• [Short problem]:
Print nothing but the lines from the start of the listing below through the line that contains "(spine) -- (goal.west);". Do not include the pictures.

══ The data ══

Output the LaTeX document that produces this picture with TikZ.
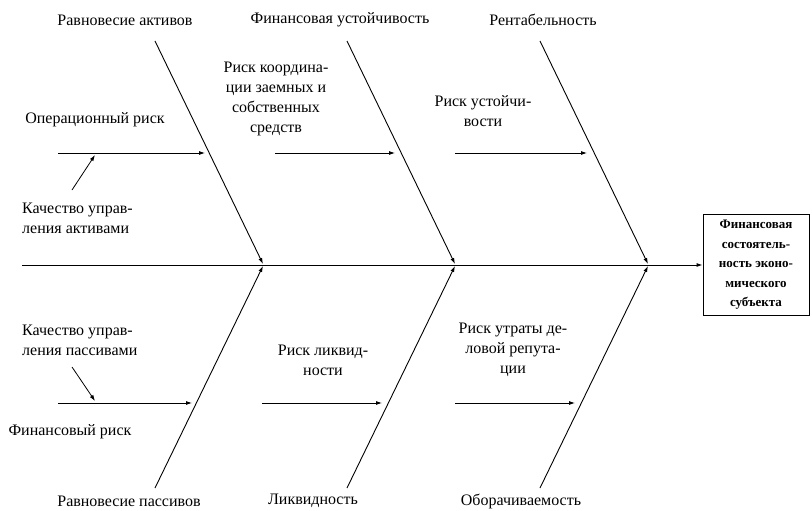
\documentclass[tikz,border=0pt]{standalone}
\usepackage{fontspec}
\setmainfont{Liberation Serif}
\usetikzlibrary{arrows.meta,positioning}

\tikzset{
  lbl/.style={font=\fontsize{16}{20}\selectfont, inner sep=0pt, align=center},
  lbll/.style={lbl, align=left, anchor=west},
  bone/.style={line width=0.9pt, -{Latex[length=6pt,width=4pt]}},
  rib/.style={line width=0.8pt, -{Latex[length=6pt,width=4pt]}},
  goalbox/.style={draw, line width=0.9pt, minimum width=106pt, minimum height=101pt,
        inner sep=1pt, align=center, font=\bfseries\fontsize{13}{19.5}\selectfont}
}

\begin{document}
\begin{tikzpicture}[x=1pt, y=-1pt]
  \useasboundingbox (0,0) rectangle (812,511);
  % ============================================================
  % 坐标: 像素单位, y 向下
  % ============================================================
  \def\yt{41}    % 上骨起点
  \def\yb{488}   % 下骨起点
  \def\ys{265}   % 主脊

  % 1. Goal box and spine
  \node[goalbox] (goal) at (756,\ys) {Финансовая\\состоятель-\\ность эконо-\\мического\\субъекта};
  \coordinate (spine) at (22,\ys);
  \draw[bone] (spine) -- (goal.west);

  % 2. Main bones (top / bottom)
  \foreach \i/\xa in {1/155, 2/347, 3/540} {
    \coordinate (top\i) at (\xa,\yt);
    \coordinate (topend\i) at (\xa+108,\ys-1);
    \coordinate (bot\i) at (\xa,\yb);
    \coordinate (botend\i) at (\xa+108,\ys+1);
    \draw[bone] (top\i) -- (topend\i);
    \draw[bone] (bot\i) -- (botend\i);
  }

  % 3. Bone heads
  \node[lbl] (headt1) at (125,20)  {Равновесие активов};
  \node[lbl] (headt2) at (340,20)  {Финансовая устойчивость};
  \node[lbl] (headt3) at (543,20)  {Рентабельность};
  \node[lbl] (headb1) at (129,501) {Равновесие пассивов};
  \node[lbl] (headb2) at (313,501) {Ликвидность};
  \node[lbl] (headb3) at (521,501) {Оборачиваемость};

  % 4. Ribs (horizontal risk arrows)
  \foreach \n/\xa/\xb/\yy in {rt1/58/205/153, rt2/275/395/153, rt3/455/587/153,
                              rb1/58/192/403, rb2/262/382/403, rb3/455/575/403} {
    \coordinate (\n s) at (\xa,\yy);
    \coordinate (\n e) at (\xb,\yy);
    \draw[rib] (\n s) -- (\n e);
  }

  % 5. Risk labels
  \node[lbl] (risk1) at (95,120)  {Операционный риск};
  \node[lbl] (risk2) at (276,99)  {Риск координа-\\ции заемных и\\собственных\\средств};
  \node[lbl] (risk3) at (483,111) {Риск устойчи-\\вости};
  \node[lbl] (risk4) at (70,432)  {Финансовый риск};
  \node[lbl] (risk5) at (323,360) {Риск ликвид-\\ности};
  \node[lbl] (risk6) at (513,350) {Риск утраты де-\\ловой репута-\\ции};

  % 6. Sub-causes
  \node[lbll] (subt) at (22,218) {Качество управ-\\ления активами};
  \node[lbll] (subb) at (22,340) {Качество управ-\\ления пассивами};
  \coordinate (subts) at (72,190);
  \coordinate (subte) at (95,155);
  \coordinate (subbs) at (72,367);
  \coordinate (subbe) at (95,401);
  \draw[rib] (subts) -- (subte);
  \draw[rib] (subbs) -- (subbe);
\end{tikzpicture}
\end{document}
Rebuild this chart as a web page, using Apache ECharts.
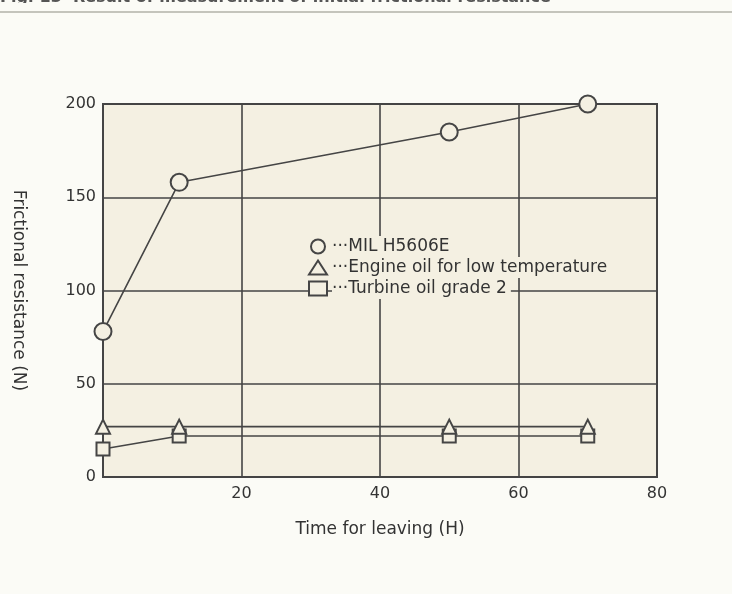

═══

• [Task solution]:
Output the LaTeX document that produces this picture with TikZ.
\documentclass[tikz,border=0pt]{standalone}
\usepackage{fontspec}
\setmainfont{Liberation Serif}
\usetikzlibrary{arrows.meta,positioning}

\tikzset{
  lbl/.style={font=\fontsize{16}{20}\selectfont, inner sep=0pt, align=center},
  lbll/.style={lbl, align=left, anchor=west},
  bone/.style={line width=0.9pt, -{Latex[length=6pt,width=4pt]}},
  rib/.style={line width=0.8pt, -{Latex[length=6pt,width=4pt]}},
  goalbox/.style={draw, line width=0.9pt, minimum width=106pt, minimum height=101pt,
        inner sep=1pt, align=center, font=\bfseries\fontsize{13}{19.5}\selectfont}
}

\begin{document}
\begin{tikzpicture}[x=1pt, y=-1pt]
  \useasboundingbox (0,0) rectangle (812,511);
  % ============================================================
  % 坐标: 像素单位, y 向下
  % ============================================================
  \def\yt{41}    % 上骨起点
  \def\yb{488}   % 下骨起点
  \def\ys{265}   % 主脊

  % 1. Goal box and spine
  \node[goalbox] (goal) at (756,\ys) {Финансовая\\состоятель-\\ность эконо-\\мического\\субъекта};
  \coordinate (spine) at (22,\ys);
  \draw[bone] (spine) -- (goal.west);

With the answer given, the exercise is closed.